* DIRECTION *
Write out, word for word, every line from the first one through the line that holds "import plotly.graph_objects as go", and nothing else; skip the pictures.

— begin —

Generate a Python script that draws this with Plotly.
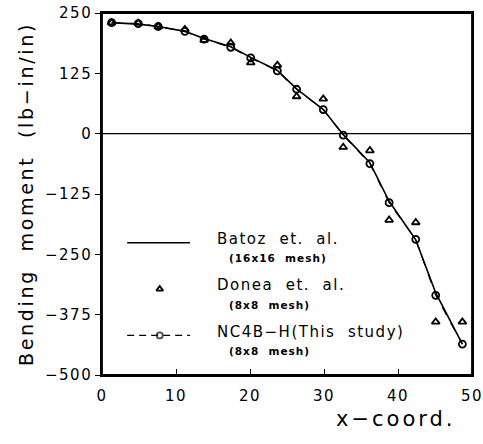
import plotly.graph_objects as go

# x positions (in) of sampling points
x_pts = [1.3, 4.9, 7.6, 11.2, 13.8, 17.4, 20.1, 23.7, 26.3, 29.9, 32.6, 36.2, 38.8, 42.4, 45.1, 48.7]
# Batoz et. al. (16x16 mesh) - solid line
batoz = [230, 227, 222, 212, 197, 180, 158, 131, 93, 50, -2, -60, -140, -220, -330, -436]
# Donea et. al. (8x8 mesh) - triangles
donea = [230, 229, 222, 216, 194, 188, 147, 142, 77, 72, -28, -35, -179, -184, -390, -390]
# NC4B-H (This study, 8x8 mesh) - dashed line with circles
nc4bh = [230, 228, 222, 212, 196, 179, 157, 130, 92, 50, -3, -62, -143, -219, -335, -436]

x_ticks = [0, 10, 20, 30, 40, 50]
y_ticks = [250, 125, 0, -125, -250, -375, -500]

FONT = "DejaVu Sans"
LS = "letter-spacing:1.5px"

def sp(t, ls=LS):
    return f'<span style="{ls}">{t}</span>'

fig = go.Figure()
fig.add_trace(go.Scatter(x=x_pts, y=batoz, mode="lines",
                         line=dict(color="black", width=1.6), showlegend=False))
fig.add_trace(go.Scatter(x=x_pts, y=nc4bh, mode="lines+markers",
                         line=dict(color="black", width=1.2, dash="dash"),
                         marker=dict(symbol="circle-open", size=7, color="black", line=dict(width=1.8)),
                         showlegend=False))
fig.add_trace(go.Scatter(x=x_pts, y=donea, mode="markers",
                         marker=dict(symbol="triangle-up-open", size=7, color="black", line=dict(width=1.8)),
                         showlegend=False))

# legend samples
fig.add_trace(go.Scatter(x=[3.4, 11.9], y=[-226, -226], mode="lines",
                         line=dict(color="black", width=1.3), showlegend=False, hoverinfo="skip"))
fig.add_trace(go.Scatter(x=[7.8], y=[-322], mode="markers",
                         marker=dict(symbol="triangle-up-open", size=6, color="black", line=dict(width=1.8)),
                         showlegend=False, hoverinfo="skip"))
fig.add_trace(go.Scatter(x=[3.4, 7.8, 11.9], y=[-418, -418, -418], mode="lines+markers",
                         line=dict(color="black", width=1.2, dash="7px,5px"),
                         marker=dict(symbol=["circle", "circle-open", "circle"], size=[0, 6, 0], color="black",
                                     line=dict(width=1.8)),
                         showlegend=False, hoverinfo="skip"))

legend_items = [
    ("Batoz  et.  al.", "(16x16  mesh)", -226),
    ("Donea  et.  al.", "(8x8  mesh)", -322),
    ("NC4B−H(This  study)", "(8x8  mesh)", -418),
]
for main, sub, yv in legend_items:
    fig.add_annotation(x=15.3, y=yv + 8, text=sp(main), showarrow=False, xanchor="left", yanchor="middle",
                       font=dict(family=FONT, size=15, color="black"))
    fig.add_annotation(x=16.9, y=yv - 32, text=sp("<b>" + sub + "</b>", "letter-spacing:1px"), showarrow=False,
                       xanchor="left", yanchor="middle",
                       font=dict(family=FONT, size=10.5, color="black"))

fig.add_hline(y=0, line=dict(color="black", width=1.3))
# plot frame
fig.add_shape(type="rect", xref="paper", yref="paper", x0=0, x1=1, y0=0, y1=1,
              line=dict(color="black", width=1.8), layer="above")

fig.update_xaxes(range=[0, 50], tickvals=x_ticks, ticktext=[sp(str(v)) for v in x_ticks],
                 ticks="inside", ticklen=6, tickwidth=1.3, tickcolor="black",
                 showline=True, linecolor="black", linewidth=1.6, mirror=True,
                 showgrid=False, zeroline=False, automargin=False, ticklabeloverflow="allow",
                 ticklabelstandoff=6,
                 tickfont=dict(family=FONT, size=15, color="black"))
fig.update_yaxes(range=[-500, 250], tickvals=y_ticks,
                 ticktext=[sp(str(v).replace("-", "−")) for v in y_ticks],
                 ticks="outside", ticklen=5, tickwidth=1.3, tickcolor="black",
                 showline=True, linecolor="black", linewidth=1.6, mirror=True,
                 showgrid=False, zeroline=False, automargin=False, ticklabeloverflow="allow",
                 tickfont=dict(family=FONT, size=15, color="black"),
                 title=dict(text=sp("Bending  moment  (lb−in/in)", "letter-spacing:2.7px"),
                            font=dict(family=FONT, size=19, color="black"), standoff=6))

fig.add_annotation(x=0.962, xref="paper", y=-0.1215, yref="paper", text=sp("x−coord.", "letter-spacing:3px"),
                   showarrow=False, xanchor="right", yanchor="middle",
                   font=dict(family=FONT, size=21, color="black"))

fig.update_layout(width=483, height=444, margin=dict(l=102, r=11, t=13, b=69),
                  plot_bgcolor="white", paper_bgcolor="white", showlegend=False)

# remove the default page margin so the figure fills the window exactly
fig.write_html("out.html", config={"displayModeBar": False},
               post_script="document.body.style.margin='0';document.body.style.overflow='hidden';")
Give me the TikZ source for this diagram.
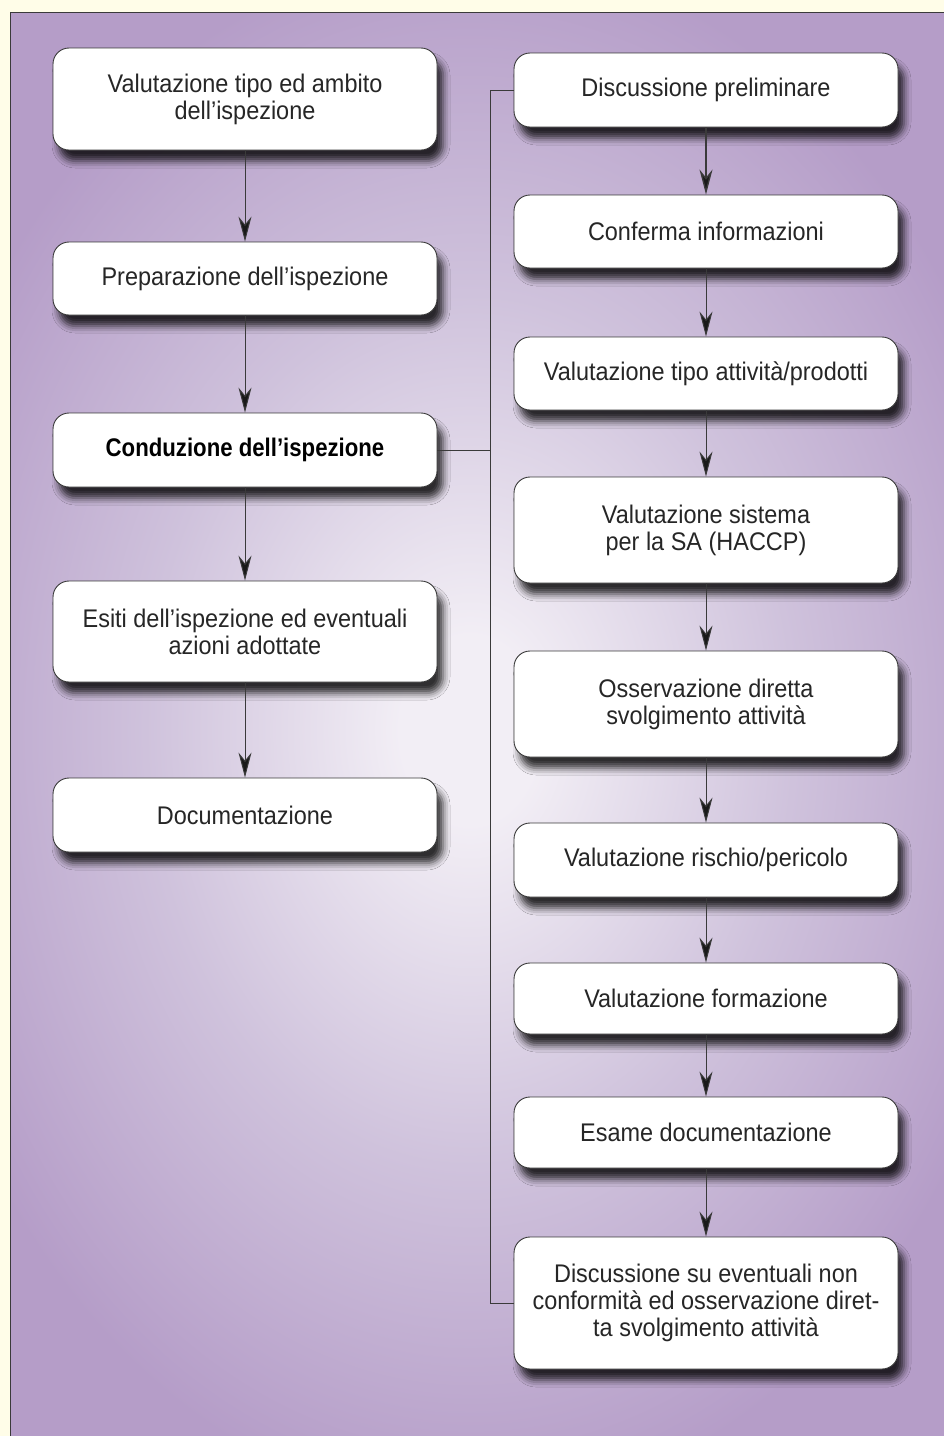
\documentclass[tikz,border=0pt]{standalone}
\usepackage{fontspec}
\setmainfont{Liberation Sans}[FakeStretch=0.92]
\newfontfamily\condbold{Liberation Sans}[FakeStretch=0.87]
\usetikzlibrary{arrows.meta,shadows.blur}
\definecolor{bgout}{HTML}{B59DC8}
\definecolor{bgmid}{HTML}{CFC2DC}
\definecolor{bgin}{HTML}{F2EEF5}
\definecolor{cream}{HTML}{FFFDE8}
\definecolor{txt}{HTML}{262626}
\definecolor{edge}{HTML}{3A3A3A}
\pgfdeclareradialshading{glow}{\pgfpoint{0bp}{0bp}}{color(0bp)=(bgin); color(3bp)=(bgin); color(14bp)=(bgmid); color(25bp)=(bgout); color(50bp)=(bgout)}
\begin{document}
\begin{tikzpicture}[x=1pt,y=-1pt,
  box/.style={draw=edge, line width=0.9pt, fill=white, rounded corners=16pt,
    minimum width=384pt, inner sep=0pt, align=center, text=txt,
    font=\fontsize{25.5}{27}\selectfont,
    blur shadow={shadow xshift=6pt, shadow yshift=-11pt, shadow blur radius=7pt, shadow opacity=80}},
  flow/.style={draw=edge, line width=1pt, -{Stealth[length=25pt,width=13pt,inset=8pt,fill=black!90]}},
  link/.style={draw=edge, line width=1pt}]
\useasboundingbox (0,0) rectangle (944,1436);
\fill[cream] (0,0) rectangle (944,1436);
\begin{scope}
  \clip (10.5,12.5) rectangle (944,1436);
  \fill[bgout] (10.5,12.5) rectangle (944,1436);
  \shade[shading=glow] (470,730) ellipse (580 and 780);
\end{scope}
\draw[edge, line width=1pt] (10.5,1436) -- (10.5,12.5) -- (944,12.5);

% left column
\node[box, minimum height=102pt] (L1) at (245,99) {Valutazione tipo ed ambito\\dell’ispezione};
\node[box, minimum height=73pt] (L2) at (245,278.5) {Preparazione dell’ispezione};
\node[box, minimum height=74pt, text=black] (L3) at (245,450) {\condbold\bfseries Conduzione dell’ispezione};
\node[box, minimum height=101pt] (L4) at (245,631.5) {Esiti dell’ispezione ed eventuali\\azioni adottate};
\node[box, minimum height=74pt] (L5) at (245,815) {Documentazione};

% right column
\node[box, minimum height=74pt] (R1) at (706,90) {Discussione preliminare};
\node[box, minimum height=73pt] (R2) at (706,231.5) {Conferma informazioni};
\node[box, minimum height=73pt] (R3) at (706,373.5) {Valutazione tipo attività/prodotti};
\node[box, minimum height=106pt] (R4) at (706,530) {Valutazione sistema\\per la SA (HACCP)};
\node[box, minimum height=106pt] (R5) at (706,704) {Osservazione diretta\\svolgimento attività};
\node[box, minimum height=74pt] (R6) at (706,860) {Valutazione rischio/pericolo};
\node[box, minimum height=71pt] (R7) at (706,998.5) {Valutazione formazione};
\node[box, minimum height=71pt] (R8) at (706,1132.5) {Esame documentazione};
\node[box, minimum height=132pt] (R9) at (706,1303) {Discussione su eventuali non\\conformità ed osservazione diret-\\ta svolgimento attività};

% arrows
\draw[flow] (L1) -- (L2);
\draw[flow] (L2) -- (L3);
\draw[flow] (L3) -- (L4);
\draw[flow] (L4) -- (L5);
\draw[flow, line width=1.4pt] (R1) -- (R2);
\draw[flow] (R2) -- (R3);
\draw[flow] (R3) -- (R4);
\draw[flow] (R4) -- (R5);
\draw[flow] (R5) -- (R6);
\draw[flow] (R6) -- (R7);
\draw[flow] (R7) -- (R8);
\draw[flow] (R8) -- (R9);

% bracket
\coordinate (bx) at (490,0);
\draw[link] (R1.west) -- (R1.west -| bx) -- (R9.west -| bx) -- (R9.west);
\draw[link] (L3.east) -- (L3.east -| bx);
\end{tikzpicture}
\end{document}
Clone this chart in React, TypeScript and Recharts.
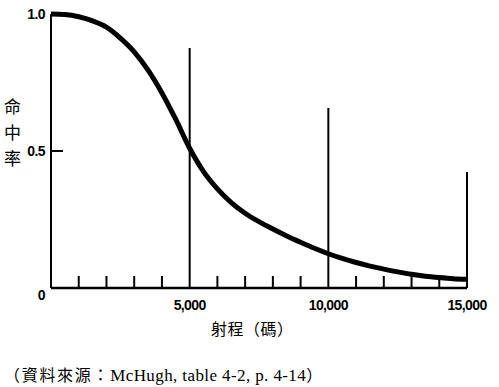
import React from "react";
import { LineChart, Line, XAxis, YAxis, ReferenceLine } from "recharts";

// range in yards
const rangeYards = [0, 500, 1000, 1500, 2000, 2500, 3000, 3500, 4000, 4500, 5000, 5500, 6000, 6500, 7000, 7500, 8000, 8500, 9000, 9500, 10000, 10500, 11000, 11500, 12000, 12500, 13000, 13500, 14000, 14500, 15000];
// hit probability
const hitProb = [1.0, 0.998, 0.99, 0.975, 0.952, 0.912, 0.862, 0.795, 0.712, 0.615, 0.51, 0.425, 0.362, 0.312, 0.273, 0.242, 0.215, 0.19, 0.167, 0.145, 0.125, 0.108, 0.093, 0.08, 0.069, 0.059, 0.05, 0.043, 0.038, 0.034, 0.032];

const xMajorTicks = [5000, 10000, 15000];
const xMinorTicks = [1000, 2000, 3000, 4000, 6000, 7000, 8000, 9000, 11000, 12000, 13000, 14000];
const xTickLabels = ["5,000", "10,000", "15,000"];
const yTickValues = [0, 0.5, 1];
const yTickLabels = ["0", "0.5", "1.0"];

const markerRanges = [5000, 10000, 15000];
const markerHeights = [0.876, 0.657, 0.423];

const yLabelChars = ["命", "中", "率"];
const xTitle = "射程（碼）";
const sourceCjk = "（資料來源：";
const sourceLatin = "McHugh, table 4-2, p. 4-14";
const sourceClose = "）";

const data = rangeYards.map((r, i) => ({ range: r, p: hitProb[i] }));
const allXTicks = [...xMinorTicks, ...xMajorTicks].sort((a, b) => a - b);

const tickFont = "'Liberation Sans', Arial, sans-serif";
const cjkFont = "'Noto Sans CJK TC', 'Noto Sans CJK SC', sans-serif";

const XTick = (props: any) => {
  const { x, y, payload } = props;
  const v = payload.value;
  const idx = xMajorTicks.indexOf(v);
  if (idx >= 0) {
    return (
      <text x={x} y={y + 22} textAnchor="middle" fontFamily={tickFont} fontWeight="bold" fontSize={14} fill="#000" letterSpacing={-0.6}>
        {xTickLabels[idx]}
      </text>
    );
  }
  return <line x1={x} x2={x} y1={y - 12} y2={y} stroke="#000" strokeWidth={2} />;
};

const YTick = (props: any) => {
  const { x, y, payload } = props;
  const v = payload.value;
  const idx = yTickValues.indexOf(v);
  const label = yTickLabels[idx];
  return (
    <g>
      {v === 0.5 && <line x1={x} x2={x + 12} y1={y} y2={y} stroke="#000" strokeWidth={2} />}
      <text x={x - 6} y={v === 0 ? y + 12 : y + 5} textAnchor="end" fontFamily={tickFont} fontWeight="bold" fontSize={14} fill="#000" letterSpacing={-0.6}>
        {label}
      </text>
    </g>
  );
};

export default function App() {
  return (
    <div style={{ position: "absolute", left: 0, top: 0, width: 499, height: 387, background: "#fff" }}>
      <LineChart width={499} height={387} data={data} margin={{ top: 14, left: 50, right: 32, bottom: 98 }}>
        <XAxis
          type="number"
          dataKey="range"
          domain={[0, 15000]}
          ticks={allXTicks}
          interval={0}
          height={1}
          tickSize={0}
          tickMargin={0}
          tickLine={false}
          tick={<XTick />}
          axisLine={{ stroke: "#000", strokeWidth: 2.5 }}
        />
        <YAxis
          type="number"
          domain={[0, 1]}
          ticks={yTickValues}
          interval={0}
          width={1}
          tickSize={0}
          tickMargin={0}
          tickLine={false}
          tick={<YTick />}
          axisLine={{ stroke: "#000", strokeWidth: 2 }}
        />
        {markerRanges.map((r, i) => (
          <ReferenceLine
            key={r}
            segment={[{ x: r, y: 0 }, { x: r, y: markerHeights[i] }]}
            stroke="#000"
            strokeWidth={2}
            ifOverflow="visible"
          />
        ))}
        <Line
          type="monotone"
          dataKey="p"
          stroke="#000"
          strokeWidth={5}
          dot={false}
          isAnimationActive={false}
        />
      </LineChart>
      {yLabelChars.map((c, i) => (
        <div
          key={c}
          style={{ position: "absolute", left: 3, top: 96 + i * 26, width: 19, textAlign: "center", fontFamily: cjkFont, fontSize: 17, lineHeight: "20px", color: "#000" }}
        >
          {c}
        </div>
      ))}
      <div style={{ position: "absolute", left: 211, top: 317, fontFamily: cjkFont, fontSize: 16, letterSpacing: 0.5, lineHeight: "22px", color: "#000", whiteSpace: "nowrap" }}>
        {xTitle}
      </div>
      <div style={{ position: "absolute", left: 4, top: 363, fontSize: 16, lineHeight: "22px", color: "#000", whiteSpace: "nowrap" }}>
        <span style={{ fontFamily: cjkFont, letterSpacing: 1.7 }}>{sourceCjk}</span>
        <span style={{ fontFamily: "'Liberation Serif', serif", fontSize: 17, letterSpacing: 0.4 }}>{sourceLatin}</span>
        <span style={{ fontFamily: cjkFont }}>{sourceClose}</span>
      </div>
    </div>
  );
}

— end —

* FINAL ANSWER *
Generate a Python script that draws this with Plotly.
import plotly.graph_objects as go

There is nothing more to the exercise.